Hal tersebut, jelasnya, sesuai dengan perkataan, They cannot read Quran or Hadis to understand Islam, but they will understand your religion from what you do, mereka tidak dapat membaca Al-Qur’an dan Hadis untuk memahami Islam, melainkan mereka akan memahami agamamu dari apa yang kamu lakukan.


“Jadi, warga Nahdliyin berdakwah melalui perilaku dan akhlakul karimah yang merangkul bukan yang memukul, sifat mengasihi bukan memaki karena action speaks louder than words, tindakan lebih berpengaruh ketimbang kata-kata,” ujar alumnus Pondok Pesantren Wahid Hasyim, Yogyakarta itu.

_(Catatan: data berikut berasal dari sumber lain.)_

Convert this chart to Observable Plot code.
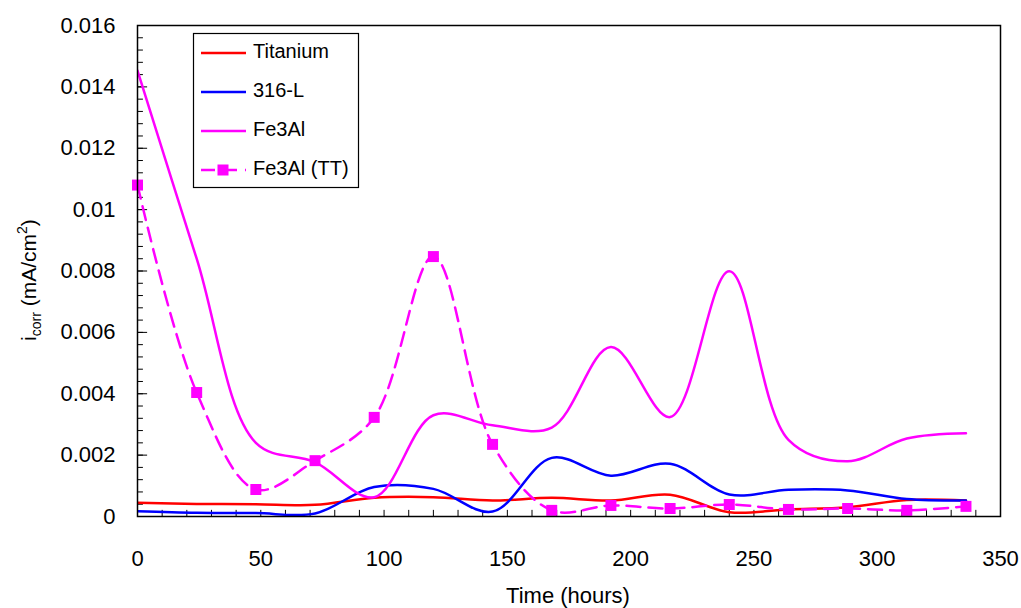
<!DOCTYPE html>
<html>
<head>
<meta charset="utf-8">
<script src="https://cdn.jsdelivr.net/npm/d3@7"></script>
<script src="https://cdn.jsdelivr.net/npm/@observablehq/plot@0.6"></script>
<style>
  html, body { margin: 0; padding: 0; background: white; }
</style>
</head>
<body>
<div id="chart"></div>
<script>
const hours = [0, 24, 48, 72, 96, 120, 144, 168, 192, 216, 240, 264, 288, 312, 336];
const titanium = [0.00045, 0.00041, 0.0004, 0.00038, 0.00061, 0.00063, 0.00052, 0.00061, 0.00052, 0.00071, 0.00014, 0.00023, 0.0003, 0.00054, 0.00052];
const ss316L = [0.00017, 0.00012, 0.00011, 0.0001, 0.00096, 0.0009, 0.00016, 0.00191, 0.00133, 0.00172, 0.00072, 0.00087, 0.00085, 0.00057, 0.00052];
const fe3al = [0.01453, 0.0084, 0.0024, 0.00177, 0.00063, 0.0033, 0.00297, 0.0029, 0.00552, 0.00324, 0.00799, 0.0025, 0.0018, 0.00254, 0.00271];
const fe3alTT = [0.0108, 0.00404, 0.00088, 0.00182, 0.00323, 0.00847, 0.00235, 0.0002, 0.00036, 0.00026, 0.00039, 0.00023, 0.00026, 0.0002, 0.00033];

const seriesNames = ["Titanium", "316-L", "Fe3Al", "Fe3Al (TT)"];
const seriesColors = ["#ff0000", "#0000ff", "#ff00ff", "#ff00ff"];

const xTicks = [0, 50, 100, 150, 200, 250, 300, 350];
const yTicks = [0, 0.002, 0.004, 0.006, 0.008, 0.01, 0.012, 0.014, 0.016];
const xMinor = d3.range(0, 351, 10);
const yMinor = d3.range(0, 0.01601, 0.0004);

const xLabel = "Time (hours)";

const toRows = (vals) => hours.map((h, i) => ({h, v: vals[i]}));

const font = "'Liberation Sans', Arial, sans-serif";
const curve = "catmull-rom";

const chart = Plot.plot({
  width: 1021,
  height: 608,
  marginLeft: 137,
  marginRight: 21,
  marginTop: 25,
  marginBottom: 92,
  style: {fontFamily: font, fontSize: "22px", background: "white", color: "black", overflow: "visible"},
  x: {domain: [0, 350]},
  y: {domain: [0, 0.016]},
  marks: [
    Plot.axisX(xTicks, {tickSize: 0, tickPadding: 34, label: null, fontSize: 22, tickFormat: d => String(d)}),
    Plot.axisY(yTicks, {tickSize: 0, tickPadding: 22, label: null, fontSize: 22, tickFormat: d => String(d)}),
    Plot.ruleX(xMinor, {x: d => d, y1: 0, y2: 0.0002, stroke: "black", strokeWidth: 1}),
    Plot.ruleY(yMinor, {y: d => d, x1: 0, x2: 2.4, stroke: "black", strokeWidth: 1}),
    Plot.ruleY(yTicks, {y: d => d, x1: 0, x2: 4.1, stroke: "black", strokeWidth: 1}),
    Plot.line(toRows(titanium), {x: "h", y: "v", stroke: seriesColors[0], strokeWidth: 2.5, curve, clip: true}),
    Plot.line(toRows(ss316L), {x: "h", y: "v", stroke: seriesColors[1], strokeWidth: 2.5, curve, clip: true}),
    Plot.line(toRows(fe3al), {x: "h", y: "v", stroke: seriesColors[2], strokeWidth: 2.5, curve, clip: true}),
    Plot.line(toRows(fe3alTT), {x: "h", y: "v", stroke: seriesColors[3], strokeWidth: 2.5, strokeDasharray: "14,8", curve, clip: true}),
    Plot.dot(toRows(fe3alTT), {x: "h", y: "v", symbol: "square", r: 6.2, fill: seriesColors[3], stroke: "none"}),
    Plot.frame({stroke: "black", strokeWidth: 1.5})
  ]
});

document.getElementById("chart").appendChild(chart);

const svg = d3.select(chart);

// x-axis title
svg.append("text")
  .attr("x", 568).attr("y", 597)
  .attr("text-anchor", "middle").attr("dominant-baseline", "middle")
  .attr("font-family", font).attr("font-size", 22).attr("fill", "black")
  .text(xLabel);

// y-axis title with subscript and superscript
const yl = svg.append("text")
  .attr("transform", "translate(36,280) rotate(-90)")
  .attr("text-anchor", "middle")
  .attr("font-family", font).attr("font-size", 21).attr("fill", "black");
yl.append("tspan").text("i");
yl.append("tspan").attr("dy", 5).attr("font-size", 14).text("corr");
yl.append("tspan").attr("dy", -5).text(" (mA/cm");
yl.append("tspan").attr("dy", -9).attr("font-size", 14).text("2");
yl.append("tspan").attr("dy", 9).text(")");

// legend
const lg = svg.append("g");
lg.append("rect").attr("x", 193.5).attr("y", 33.5).attr("width", 165).attr("height", 154)
  .attr("fill", "white").attr("stroke", "black").attr("stroke-width", 1.2);
const rowsY = [53, 92, 131, 170];
seriesNames.forEach((name, i) => {
  const y = rowsY[i];
  lg.append("line").attr("x1", 201).attr("x2", 246).attr("y1", y).attr("y2", y)
    .attr("stroke", seriesColors[i]).attr("stroke-width", 2.5)
    .attr("stroke-dasharray", i === 3 ? "14,8" : null);
  if (i === 3) {
    lg.append("rect").attr("x", 217.5).attr("y", y - 5.5).attr("width", 11).attr("height", 11).attr("fill", seriesColors[i]);
  }
  lg.append("text").attr("x", 253).attr("y", y)
    .attr("text-anchor", "start")
    .attr("dominant-baseline", "middle")
    .attr("font-family", font).attr("font-size", 20).attr("fill", "black")
    .text(name);
});
</script>
</body>
</html>
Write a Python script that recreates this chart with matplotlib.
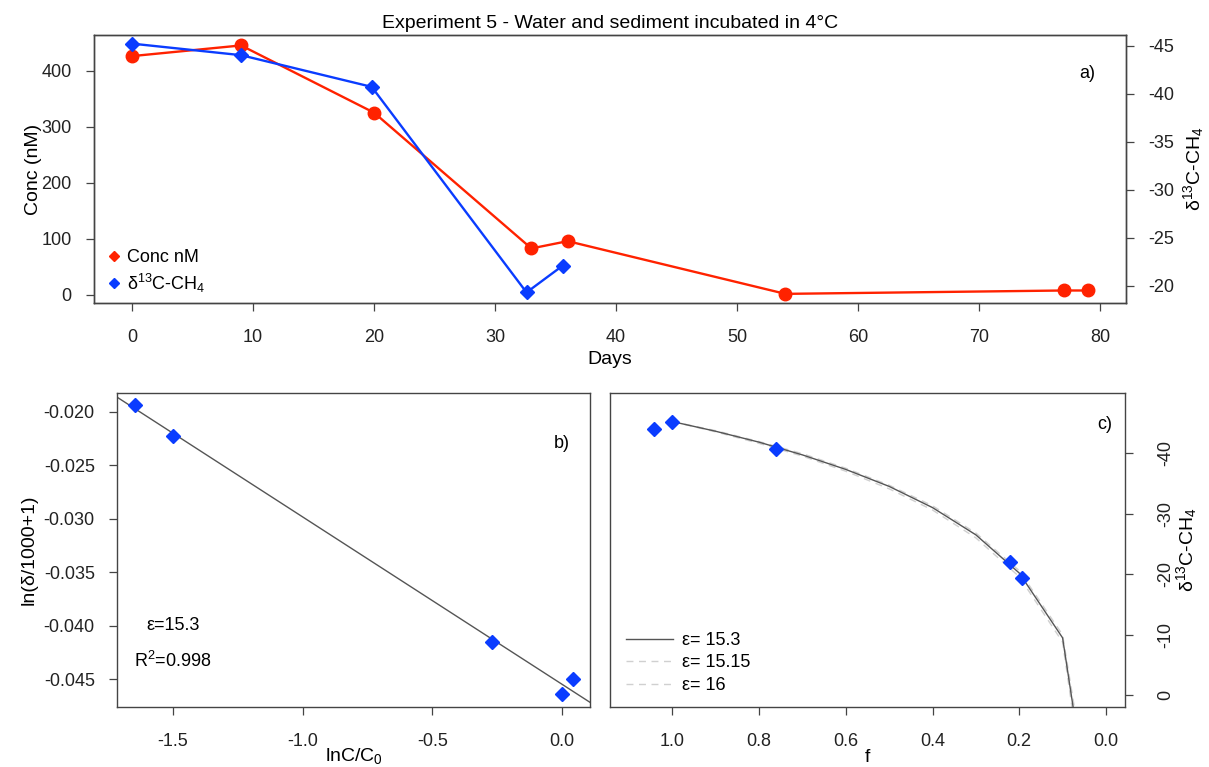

Polarisasi Politik Indonesia di Australia


Justru, lanjut Yusdi, kendala yang dihadapi umat Islam dari Indonesia di Australia saat ini adalah perpecahan di kalangan Muslim Indonesia akibat kecenderungan polarisasi politik pascapemilu dan pilkada.


Oleh karena itu, Yusdi menegaskan bahwa tugasnya adalah terus dapat mengembangkan PCINU Australia-New Zealand.

 

“Tugas kita bersama adalah menjaga eksistensi NU sampai mereka (santri-santri TPA) dapat mengambil alih tampuk kepengurusan dan kepemimpinan PCINU 20 tahun sampai 30 tahun ke depan,” katanya di hadapan santri-santri TPA Ma'arif NU Sydney yang usianya masih muda belia di bawah 12 tahun pada Sabtu (13/3).


Meski para santri hanya tinggal di Australia selama dua sampai empat tahun sesuai dengan visa dan masa studi orang tuanya, tetapi ia meyakini di antara mereka bakal ada yang Kembali ke Negeri Kanguru itu dengan alasan apapun juga.


“Insyaallah biidznillah, mereka menjadi saksi perjuangan kami untuk meneruskan perjuangan para pendiri NU dan berkhidmat kepada Hadratussyekh Hasyim Asy’ari demi tegaknya Islam berhaluan Ahlussunnah wal Jamaah di seluruh belahan dunia termasuk Australia New Zealand ini,” tegas pria asal Jepara yang telah menjadi Warga Negara Australia itu.